Focusing on places rather than people helped Atlantic City’s violent crime drop nearly 36 percent last year, according to police.
Risk Terrain Modeling was developed by Rutgers Professor Joel Caplan, who saw data that showed where crime was happening but didn’t seem to look deeper.
“The common way that crime is analyzed and used for police operations is by focusing on past crime events and where crime clusters,” Caplan said. “That tells you the where but doesn’t tell you the why.”
RTM tracks crime trends, then looks at the places it clusters to see what about that landscape attracts crime.
“It put the focus on a place rather than a person or the people,” said Capt. James Sarkos. “What is it about that particular area that makes it more attractive to crime.”
It could be something as simple as lighting. Maybe an abandoned home nearby that gives criminals a place to hide.
“Sometimes it’s not just one characteristic, but the intersection of these various characteristics,” he added.
The RTM also lets police see patterns emerge so they can predict future crime trends.

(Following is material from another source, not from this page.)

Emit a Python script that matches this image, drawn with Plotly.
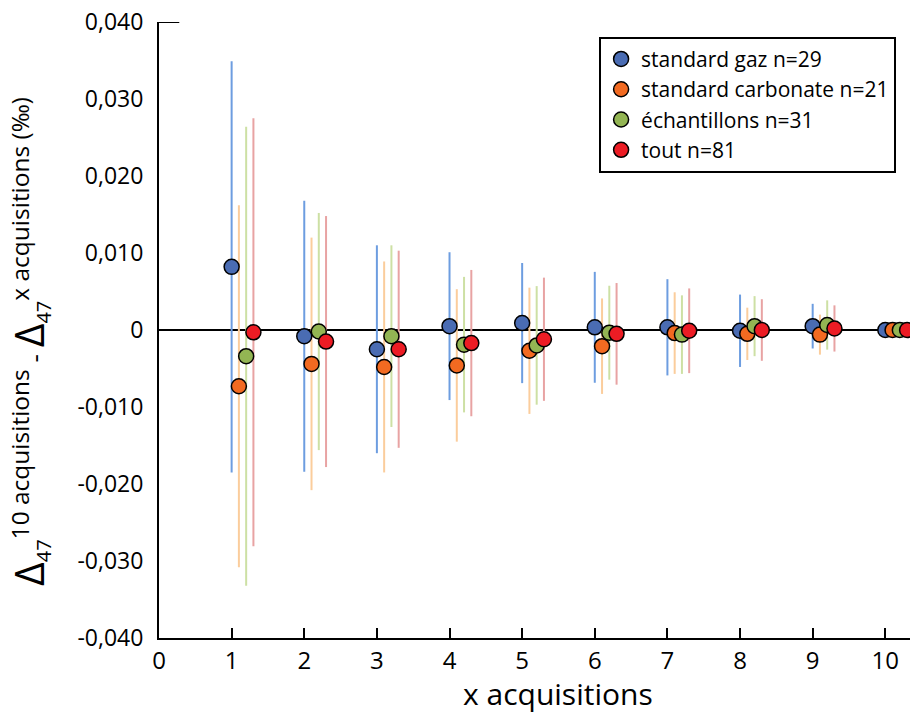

And it allowed the city to know where to spend its limited budget, from prioritizing which abandoned properties needed to be taken down or which areas needed lighting replaced first.
For Atlantic City, the focus was on violent and property crimes, specifically shootings, aggravated assaults, robberies and burglaries.
ACTION meetings — Assessment, Connections, Tasks, Interventions, Outcomes and Notifications — involved stakeholders so that the community was part of the solution.
The initiative went into practice in February 2017, and quickly saw a decrease for the first part of the year.
That decrease expanded by year’s end.
A system crash that forced the department to switch to its new records management system in the summer of 2016 caused them to lose data from June and July for comparison.
But, in comparing the 10 remaining months in 2016 to the same 10 months in 2017, overall violence crime was reduced from 270 incidents to 174.
Homicides and shootings that caused injury decrease by more than a quarter, from 39 to 29.
The biggest reduction was in burglaries that went from 231 in 2016 to 145 last year, a more than 37 percent drop.
RTM was just part of what contributed, Sarkos said.
“I think you have to give credit to a host of initiatives that we’ve done,” he said.
Community outreach initiatives have increased the public’s trust, tip411 allows anonymous tips to be texted in and the surveillance center puts extra eyes on the streets.
“And I can’t give enough credit to the dedication of the men and women of the Atlantic City Police Department,” Sarkos added. “You could have the best technology in the world. If you don’t have dedicated and committed and passionate officers, you’re not going to be successful, and we’re very fortunate to have that.”